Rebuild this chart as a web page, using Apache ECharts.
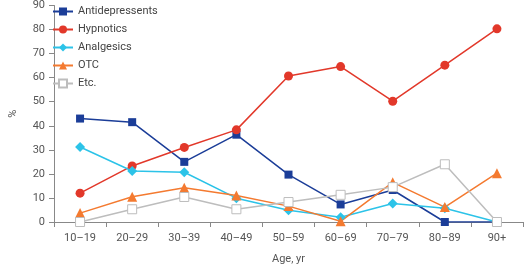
<!DOCTYPE html>
<html><head><meta charset="utf-8">
<script src="https://cdn.jsdelivr.net/npm/echarts@6/dist/echarts.min.js"></script>
<style>html,body{margin:0;padding:0;background:#fff}#c{width:524px;height:270px}</style>
</head><body><div id="c"></div>
<script>
var categories = ['10\u201319','20\u201329','30\u201339','40\u201349','50\u201359','60\u201369','70\u201379','80\u201389','90+'];
var antidepressents = [43, 41.5, 25, 36.3, 19.7, 7.3, 13.3, 0, 0];
var hypnotics = [12, 23.3, 31, 38.3, 60.7, 64.6, 50.2, 65.2, 80.3];
var analgesics = [31.2, 21.2, 20.7, 9.9, 4.9, 2, 7.7, 5.7, 0];
var otc = [3.7, 10.5, 14.2, 11, 6.6, 0.3, 16.5, 6.2, 20.3];
var etc = [0, 5.3, 10.4, 5.3, 8.3, 11.3, 14.5, 24, 0];
var yTicks = [0,10,20,30,40,50,60,70,80,90];

var font = 'Roboto';
function s(name, data, color, symbol, size, fill) {
  return {
    name: name, type: 'line', data: data, symbol: symbol, symbolSize: size,
    lineStyle: {color: color, width: 1.5},
    itemStyle: {color: fill || color, borderColor: color, borderWidth: fill ? 1 : 0},
    color: color
  };
}
var chart = echarts.init(document.getElementById('c'), null, {renderer: 'canvas'});
chart.setOption({
  animation: false,
  grid: {left: 44, right: 1, top: 5, bottom: 40},
  legend: {
    orient: 'vertical', left: 52, top: 6, padding: 0, itemGap: 7, itemWidth: 20, itemHeight: 10,
    textStyle: {fontFamily: font, fontSize: 11, color: '#444'},
    data: ['Antidepressents','Hypnotics','Analgesics','OTC','Etc.']
  },
  xAxis: {
    type: 'category', data: categories, boundaryGap: true,
    name: 'Age, yr', nameLocation: 'middle', nameGap: 32,
    nameTextStyle: {fontFamily: font, fontSize: 11, color: '#555'},
    axisLine: {lineStyle: {color: '#888', width: 1}},
    axisTick: {show: true, length: 5, inside: false, lineStyle: {color: '#888'}},
    axisLabel: {fontFamily: font, fontSize: 11, color: '#555', margin: 11}
  },
  yAxis: {
    type: 'value', min: 0, max: 90, interval: 10,
    name: '%', nameLocation: 'middle', nameGap: 35, nameRotate: 90,
    nameTextStyle: {fontFamily: font, fontSize: 11, color: '#555'},
    axisLine: {show: true, lineStyle: {color: '#888', width: 1}},
    axisTick: {show: true, length: 5, lineStyle: {color: '#888'}},
    splitLine: {show: false},
    axisLabel: {fontFamily: font, fontSize: 11, color: '#555', margin: 9,
      formatter: function(v){ return yTicks.indexOf(v) >= 0 ? String(v) : ''; }}
  },
  series: [
    s('Antidepressents', antidepressents, '#1b3d98', 'rect', 8),
    s('Hypnotics', hypnotics, '#e2382a', 'circle', 9),
    s('Analgesics', analgesics, '#2cc3e8', 'diamond', 10),
    s('OTC', otc, '#f47a30', 'triangle', 10),
    s('Etc.', etc, '#bdbdbd', 'rect', 9, '#ffffff')
  ]
});
</script></body></html>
^^^^^^^^
Every line from the top of the material above through the line with "var yTicks = [0,10,20,30,40,50,60,70,80,90];" should be duplicated exactly, please; leave out the pictures.

== RESULT FOR THIS EXERCISE ==
Rebuild this chart as a web page, using Apache ECharts.
<!DOCTYPE html>
<html><head><meta charset="utf-8">
<script src="https://cdn.jsdelivr.net/npm/echarts@6/dist/echarts.min.js"></script>
<style>html,body{margin:0;padding:0;background:#fff}#c{width:524px;height:270px}</style>
</head><body><div id="c"></div>
<script>
var categories = ['10\u201319','20\u201329','30\u201339','40\u201349','50\u201359','60\u201369','70\u201379','80\u201389','90+'];
var antidepressents = [43, 41.5, 25, 36.3, 19.7, 7.3, 13.3, 0, 0];
var hypnotics = [12, 23.3, 31, 38.3, 60.7, 64.6, 50.2, 65.2, 80.3];
var analgesics = [31.2, 21.2, 20.7, 9.9, 4.9, 2, 7.7, 5.7, 0];
var otc = [3.7, 10.5, 14.2, 11, 6.6, 0.3, 16.5, 6.2, 20.3];
var etc = [0, 5.3, 10.4, 5.3, 8.3, 11.3, 14.5, 24, 0];
var yTicks = [0,10,20,30,40,50,60,70,80,90];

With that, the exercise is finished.